We could hear the cheering as we walked in the gates. Hundreds of sumo superfans had gathered in front of the arena, lining an imaginary red carpet.
Suddenly, the crowd roared to life.
There stepping out of a convoy of minivans were the stars of the show, dressed in shiny kimonos. They walked among the adoring and entered the doors of their coliseum.
Lunch was the first order of business once we got inside. I ordered a skewer of crumbed pork but quickly came to regret my choice when I spotted another culinary delight on offer. 'Sumo Stew,' said the sign. 'Only 300 bowls available.'
The arena itself was a bit of a disappointment. We'd walked past a stunning one in Tokyo, but Nagoya's Dolphin's Arena was more like the North Shore Events Centre: underwhelming. That didn't matter though, because we were here for the action.
To get to our seats, we had to weave our way under the grandstand, which proved to be a fortunate route. We soon found ourselves less than a metre away from a real-life Sumo wrestler. He was mid-squat and wearing one of those nappy-like giant G-strings (called Mawashi). It was quite a sight. I pulled out my phone to get a picture, but quickly put it away when an official started waving a sign reading: 'No Photo!'
The sumo stadium was set out like a boxing match, with the fighting rin g in the middle and tiered seating on all four sides. For the sum of roughly $80, we had secured ourselves the cheap seats at the back of the room. Most people had splashed out on what's called a box - which gets you about one square metre of floor space where you and a buddy can stretch out your legs.
On the stage stood what looked like a Japanese Gandalf dressed in a fancy silk gown - with a special hat. He was the referee (or gyōji), and he was standing inside a circle of sand that marks the edge of the fighting ring. They call this the dohyō, and suspended above was what looked like the roof of a Japanese hut. There was another man on stage too - a man with a broom. He had the crucial job of making sure the sand ring was in perfect shape.
The first pair of wrestlers clambered into the dohyō and positioned themselves in the squat position. From where we were sitting, the only way to tell them apart was the colour of their g-strings. The gyōji said something. They stomped their feet. Then, confusingly, they both walked out of the ring to confer with their entourages.
It turned out their super-sized legs needed one last stretch. Soon, they were back in the squat position. The gyōji counted down. And they were off.
There was pushing, slapping, shoving, grabbing, lifting and twisting - a battle of the bulge of the most boisterous kind. Seconds later, the man in the red mawashi forced his opponent over the sand line. The crowd erupted. It was over. Blue had lost, and red was declared the victor.
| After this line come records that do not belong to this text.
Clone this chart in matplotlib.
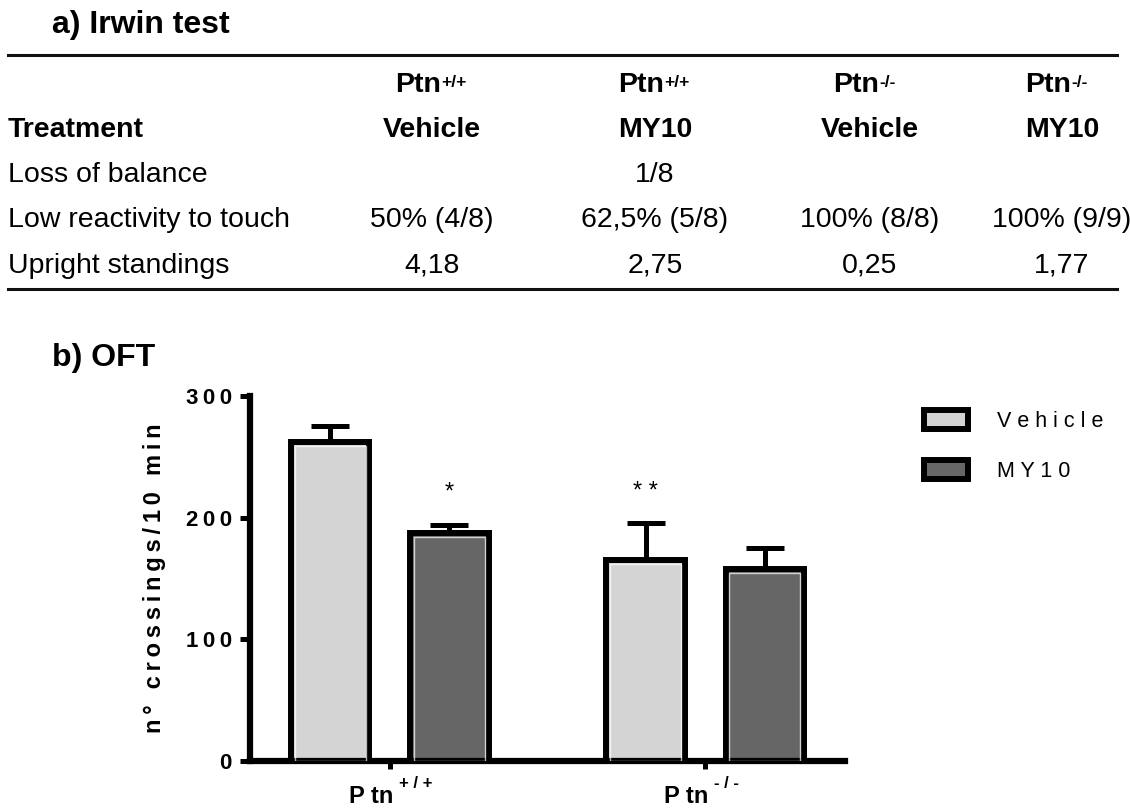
import matplotlib
matplotlib.use("Agg")
import matplotlib.pyplot as plt
from matplotlib.lines import Line2D
from matplotlib.patches import Patch
from matplotlib.transforms import ScaledTranslation
import numpy as np

plt.rcParams['font.family'] = ['Liberation Sans', 'DejaVu Sans']

# ---- data: a) Irwin test table ----
col_genotype = ['+/+', '+/+', '-/-', '-/-']
col_treatment = ['Vehicle', 'MY10', 'Vehicle', 'MY10']
row_labels = ['Loss of balance', 'Low reactivity to touch', 'Upright standings']
loss_of_balance = ['', '1/8', '', '']
low_reactivity = ['50% (4/8)', '62,5% (5/8)', '100% (8/8)', '100% (9/9)']
upright = ['4,18', '2,75', '0,25', '1,77']

# ---- data: b) OFT ----
groups = ['+/+', '-/-']
vehicle_mean = [262, 165]
vehicle_sem = [13, 31]
my10_mean = [187, 158]
my10_sem = [7, 17]
vehicle_sig = ['', '**']
my10_sig = ['*', '']
yticks = [0, 100, 200, 300]

W, H = 1130, 808
fig = plt.figure(figsize=(W / 100, H / 100), dpi=100)


def px(x, y):
    return x / W, 1 - y / H


def spaced(s, sep='\u2009'):
    return sep.join(s)


def add_sup(parent, sup, size, dx=1, dy=-1, sep=''):
    # superscript glued to the top right corner of another text
    fig.add_artist(matplotlib.text.Annotation(
        sep.join(sup) if sep else sup, xy=(1, 1), xycoords=parent,
        xytext=(dx, dy), textcoords='offset points', fontsize=size,
        fontweight='bold', ha='left', va='top'))


# ---- table ----
fig.text(*px(52, 25), 'a) Irwin test', fontsize=23, fontweight='bold', va='center')
for y in (55, 289):
    fig.add_artist(Line2D([8 / W, 1117 / W], [1 - y / H] * 2, color='#111111',
                          lw=2.2, transform=fig.transFigure))

col_x = [432, 655, 870, 1062]
fig.text(*px(8, 130), 'Treatment', fontsize=20.5, fontweight='bold', va='center')
for cx, g, t in zip(col_x, col_genotype, col_treatment):
    head = fig.text(*px(cx + 9, 85), 'Ptn', fontsize=20.5, fontweight='bold',
                    ha='right', va='center')
    add_sup(head, g, 12.5, dx=0.5, dy=-2)
    fig.text(*px(cx, 130), t, fontsize=20.5, fontweight='bold', ha='center', va='center')

rows = [loss_of_balance, low_reactivity, upright]
for ry, lab, vals in zip([175, 220, 266], row_labels, rows):
    fig.text(*px(8, ry), lab, fontsize=20.5, va='center')
    for cx, v in zip(col_x, vals):
        fig.text(*px(cx, ry), v, fontsize=20.5, ha='center', va='center')

# ---- bar chart ----
fig.text(*px(52, 358), 'b) OFT', fontsize=23, fontweight='bold', va='center')

ax = fig.add_axes([250 / W, (H - 761) / H, 595 / W, 365 / H])
x = np.arange(len(groups))
off = 0.189
bw = 0.248
light, dark = '#d4d4d4', '#666666'

for xs, means, sems, col, sig in [(x - off, vehicle_mean, vehicle_sem, light, vehicle_sig),
                                  (x + off, my10_mean, my10_sem, dark, my10_sig)]:
    ax.bar(xs, means, width=bw, color=col, edgecolor='black', linewidth=4.3, zorder=2)
    # thin light inner outline as in GraphPad
    ax.bar(xs, np.array(means) - 3.2, width=bw - 0.024, color='none',
           edgecolor='white', linewidth=1.0, alpha=0.7, zorder=3)
    ax.errorbar(xs, means, yerr=[np.zeros(len(sems)), sems], fmt='none', ecolor='black',
                elinewidth=3.6, capsize=14, capthick=3.6, zorder=1)
    for xi, m, s, st in zip(xs, means, sems, sig):
        if st:
            ax.text(xi, 221, spaced(st, ' '), ha='center', va='center', fontsize=17)

ax.set_xlim(-0.444, 1.444)
ax.set_ylim(0, 300)
ax.set_yticks(yticks)
ax.set_yticklabels([spaced(str(t)) for t in yticks], fontsize=16, fontweight='bold')
ax.set_xticks(x)
ax.set_xticklabels(['P tn'] * len(groups), fontsize=17, fontweight='bold')
ax.tick_params(axis='y', length=7, width=3.6, pad=6)
ax.tick_params(axis='x', length=6, width=3.6, pad=11)
shift = ScaledTranslation(-0.19, 0, fig.dpi_scale_trans)
for lab, g in zip(ax.get_xticklabels(), groups):
    lab.set_transform(lab.get_transform() + shift)
    add_sup(lab, g, 12, dx=4, dy=6, sep=' ')
for sp in ('top', 'right'):
    ax.spines[sp].set_visible(False)
for sp in ('left', 'bottom'):
    ax.spines[sp].set_linewidth(4.5)
ax.set_ylabel(spaced('n° crossings/10 min'), fontsize=17, fontweight='bold',
              labelpad=14)

handles = [Patch(facecolor=light, edgecolor='black', linewidth=4.3),
           Patch(facecolor=dark, edgecolor='black', linewidth=4.3)]
fig.legend(handles, [spaced('Vehicle', ' '), spaced('MY10', ' ')], loc='upper left',
           bbox_to_anchor=px(924, 410), frameon=False, fontsize=15.5,
           handlelength=2.05, handleheight=1.0, labelspacing=1.3, handletextpad=1.35,
           borderaxespad=0, borderpad=0)

fig.savefig('out.png', dpi=100)
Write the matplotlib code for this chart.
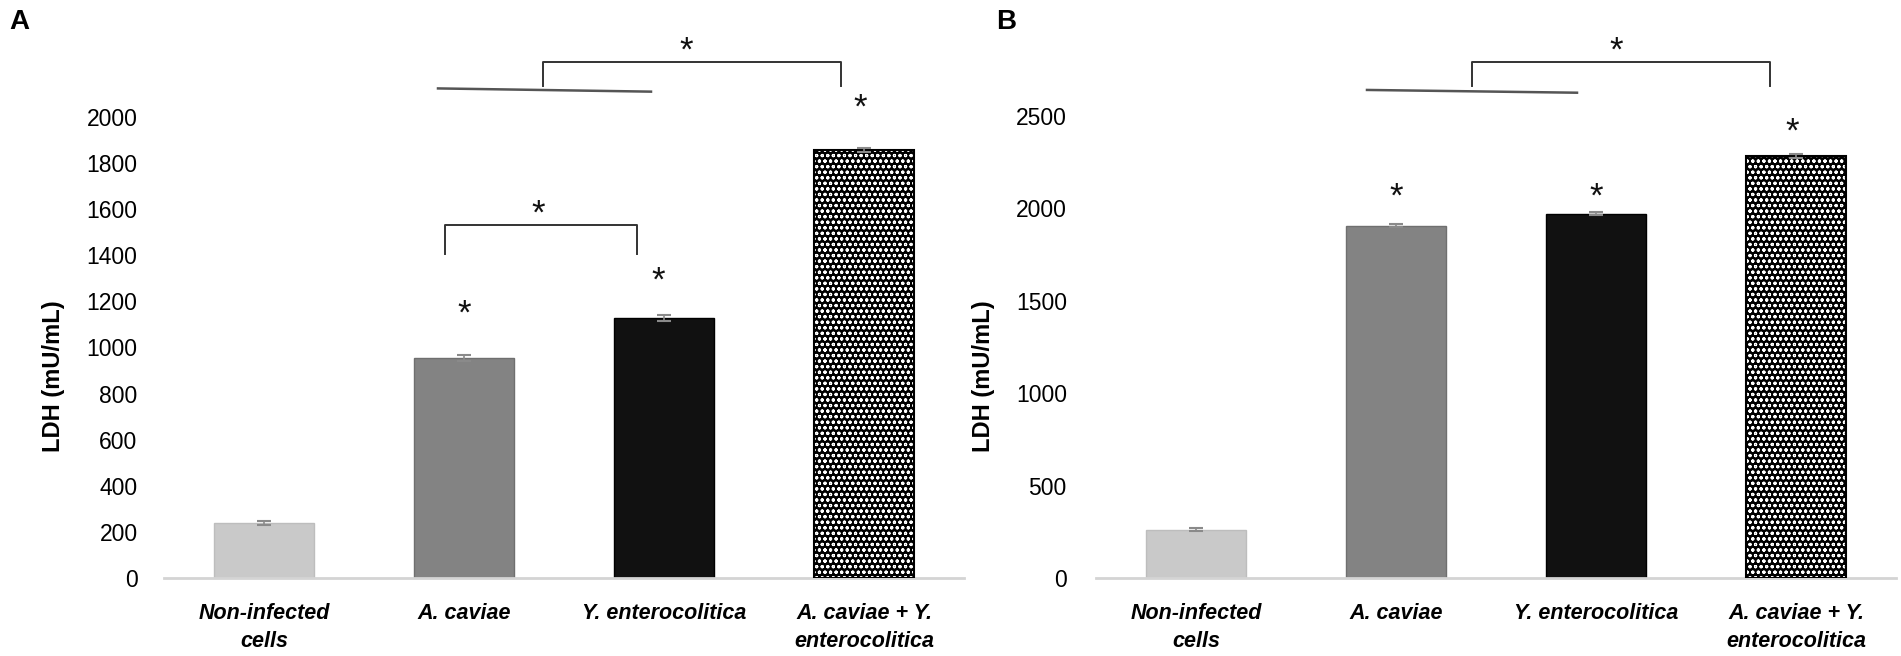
import matplotlib
matplotlib.use("Agg")
import matplotlib.pyplot as plt

# data
groups = ["Non-infected\ncells", "A. caviae", "Y. enterocolitica", "A. caviae + Y.\nenterocolitica"]
ldh_a = [240, 954, 1128, 1857]
err_a = [8, 12, 12, 10]
ldh_b = [262, 1907, 1972, 2283]
err_b = [8, 10, 10, 12]

ticks_a = list(range(0, 2001, 200))
ticks_b = list(range(0, 2501, 500))

# significance marks: (x, y) in data units
stars_a = [(1.0, 1145), (1.97, 1288), (2.98, 2040), (1.37, 1580), (2.11, 2286)]
stars_b = [(1.0, 2060), (2.0, 2060), (2.98, 2415), (2.10, 2852)]

bar_colors = ["#c9c9c9", "#838383", "#111111", "#000000"]
edge_colors = ["#bdbdbd", "#6f6f6f", "#000000", "#000000"]

tick_font = ["Liberation Sans Narrow", "Liberation Sans", "DejaVu Sans"]
plt.rcParams["hatch.linewidth"] = 0.8

fig = plt.figure(figsize=(19.01, 6.56), dpi=100)


def panel(left, ymax, vals, errs, ticks, stars, ypad, letter, letter_x):
    ax = fig.add_axes([left, 1 - 578 / 656, 800 / 1901, 578 / 656])
    x = list(range(len(vals)))
    for i in x:
        if i == 3:
            ax.bar(i, vals[i], width=0.5, color="black", edgecolor="white",
                   hatch="ooo", linewidth=0, zorder=2)
            ax.bar(i, vals[i], width=0.5, fill=False, edgecolor="black",
                   linewidth=1.5, zorder=3)
        else:
            ax.bar(i, vals[i], width=0.5, color=bar_colors[i],
                   edgecolor=edge_colors[i], linewidth=1, zorder=2)
    ax.errorbar(x, vals, yerr=errs, fmt="none", ecolor="#8a8a8a",
                elinewidth=1.2, capsize=5, capthick=1.5, zorder=4)

    ax.set_xlim(-0.5, 3.5)
    ax.set_ylim(0, ymax)
    ax.set_yticks(ticks)
    ax.set_yticklabels([str(t) for t in ticks], family=tick_font, fontsize=16.5)
    ax.set_xticks(x)
    ax.set_xticklabels(groups, family=tick_font, fontsize=15.5,
                       fontweight="bold", fontstyle="italic", linespacing=1.45)
    ax.tick_params(axis="y", length=0, pad=ypad)
    ax.tick_params(axis="x", length=0, pad=18)
    for s in ["top", "right", "left"]:
        ax.spines[s].set_visible(False)
    ax.spines["bottom"].set_color("#d4d4d4")
    ax.spines["bottom"].set_linewidth(2)

    ax.set_ylabel("LDH (mU/mL)", fontsize=17, fontweight="bold",
                  family=["Liberation Sans", "DejaVu Sans"])
    ax.yaxis.set_label_coords(-(ypad + 80) / 800, (578 - 376) / 578)

    for sx, sy in stars:
        ax.text(sx, sy, "*", ha="center", va="center", fontsize=25,
                family=["Liberation Sans", "DejaVu Sans"], color="#111111")

    fig.text(letter_x, 1 - 22 / 656, letter, fontsize=20, fontweight="bold",
             family=["Liberation Sans", "DejaVu Sans"], va="center")
    return ax


ax_a = panel(164 / 1901, 578 / 0.2305, ldh_a, err_a, ticks_a, stars_a, 19, "A", 9 / 1901)
ax_b = panel(1096 / 1901, 578 / 0.1848, ldh_b, err_b, ticks_b, stars_b, 21, "B", 996 / 1901)

# panel A brackets
ax_a.plot([0.87, 1.935], [2124, 2110], color="#555555", lw=1.8)
ax_a.plot([1.395, 1.395, 2.885, 2.885], [2134, 2239, 2239, 2134], color="#333333", lw=1.4)
ax_a.plot([0.905, 0.905, 1.865, 1.865], [1406, 1531, 1531, 1406], color="#333333", lw=1.4)

# panel B brackets
ax_b.plot([0.855, 1.905], [2641, 2626], color="#555555", lw=1.8)
ax_b.plot([1.38, 1.38, 2.87, 2.87], [2662, 2792, 2792, 2662], color="#333333", lw=1.4)

fig.savefig("out.png", dpi=100)
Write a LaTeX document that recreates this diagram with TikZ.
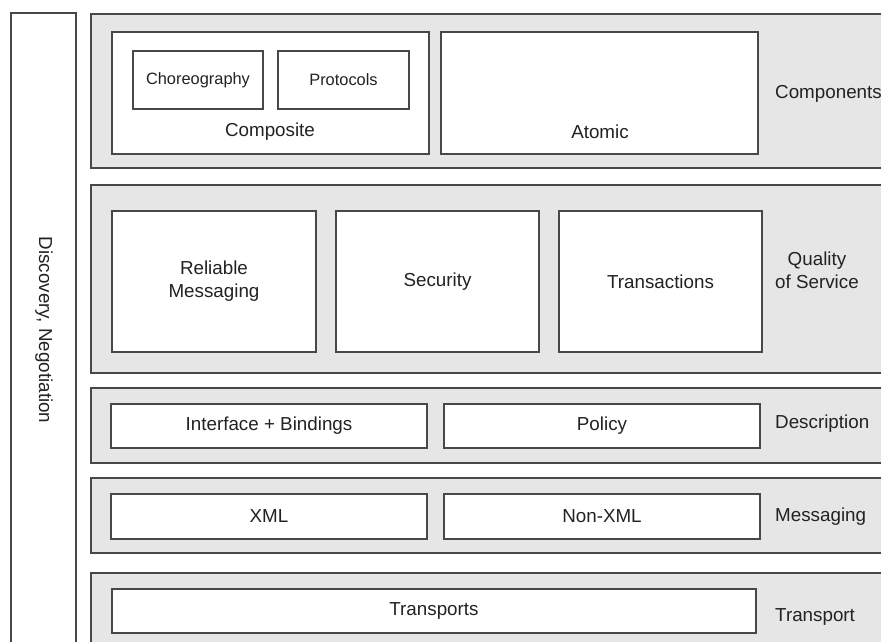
\documentclass[tikz,border=0pt]{standalone}
\usepackage{fontspec}
\setmainfont{Liberation Sans}
\definecolor{edge}{RGB}{72,72,72}
\definecolor{layerfill}{RGB}{230,230,230}
\definecolor{ink}{RGB}{34,34,34}
\begin{document}
\begin{tikzpicture}[x=1pt,y=-1pt,
  frame/.style={draw=edge, line width=1.6pt, inner sep=0pt, outer sep=0pt, anchor=north west,
                text=ink, align=center, font=\fontsize{18.8}{23}\selectfont},
  layer/.style={frame, fill=layerfill},
  cell/.style={frame, fill=white},
  smallcell/.style={cell, font=\fontsize{16.4}{20}\selectfont},
  lbl/.style={text=ink, font=\fontsize{18.8}{23}\selectfont, align=center, inner sep=0pt},
  side/.style={lbl, anchor=west, align=left}]
\useasboundingbox (0,0) rectangle (881,641);
\clip (0,0) rectangle (881,641);

% vertical cross-cutting column
\node[cell, minimum width=65pt, minimum height=650pt] (disc) at (11,13) {};
\node[lbl, rotate=-90] (disclbl) at (44,330) {Discovery, Negotiation};

% Components layer
\node[layer, minimum width=810pt, minimum height=154pt] (components) at (91,14) {};
\node[cell, minimum width=317pt, minimum height=122pt] (composite) at (112,32) {};
\node[smallcell, minimum width=130pt, minimum height=58pt] (choreo) at (133,51) {Choreography};
\node[smallcell, minimum width=131pt, minimum height=58pt] (protocols) at (278,51) {Protocols};
\node[lbl] (compositelbl) at (270,132) {Composite};
\node[cell, minimum width=317pt, minimum height=122pt] (atomic) at (441,32) {};
\node[lbl] (atomiclbl) at (600,132) {Atomic};
\node[side] (componentslbl) at (775,94) {Components};

% Quality of Service layer
\node[layer, minimum width=810pt, minimum height=188pt] (qos) at (91,185) {};
\node[cell, minimum width=204pt, minimum height=141pt] (reliable) at (112,211) {Reliable\\Messaging};
\node[cell, minimum width=203pt, minimum height=141pt] (security) at (336,211) {Security};
\node[cell, minimum width=203pt, minimum height=141pt] (transactions) at (559,211) {Transactions};
\node[lbl, anchor=west] (qoslbl) at (775,270) {Quality\\of Service};

% Description layer
\node[layer, minimum width=810pt, minimum height=75pt] (description) at (91,388) {};
\node[cell, minimum width=316pt, minimum height=44pt] (iface) at (111,404) {Interface + Bindings};
\node[cell, minimum width=316pt, minimum height=44pt] (policy) at (444,404) {Policy};
\node[side] (descriptionlbl) at (775,424) {Description};

% Messaging layer
\node[layer, minimum width=810pt, minimum height=75pt] (messaging) at (91,478) {};
\node[cell, minimum width=316pt, minimum height=45pt] (xml) at (111,494) {XML};
\node[cell, minimum width=316pt, minimum height=45pt] (nonxml) at (444,494) {Non-XML};
\node[side] (messaginglbl) at (775,517) {Messaging};

% Transport layer
\node[layer, minimum width=810pt, minimum height=100pt] (transport) at (91,573) {};
\node[cell, minimum width=644pt, minimum height=44pt] (transports) at (112,589) {Transports};
\node[side] (transportlbl) at (775,617) {Transport};
\end{tikzpicture}
\end{document}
The rules are simple: push your opponent outside the ring of sand, or, make them touch the ground with a part of their body other than their feet. It seems the latter is much harder, as we only saw it happen a couple of times.
Keeping track of who was in the ring was a hell of a task. They gave us an English language list of the day's fights, but it wasn't much use. Eventually, I had to ask the two elderly Japanese women sitting beside me for help. They chuckled and pointed me to the right name.
Late in the afternoon, the crowd roared into life as a competitor in a golden g-string entered the arena. He was clearly special. My new Japanese friends were clapping furiously. "Endo," one of the women said, pointing excitedly. "He's a very famous Sumo," she added.
Endo was a beast in the ring. He went full super-sumo, destroying his opponent in seconds. The crowd roared again louder than ever, and Endo was declared victorious.
It was clear we were at the business end of the day. The next fighter pushed his opponent not just out of the ring, but off the stage and into the front row of the crowd. For a moment, it looked like the loser had crushed a small Japanese woman.
But thankfully, he'd actually landed on top of another competitor and she had just got a belly slap to the face. With that, we knew we'd seen it all, and thought we better leave before one of them came flying our way.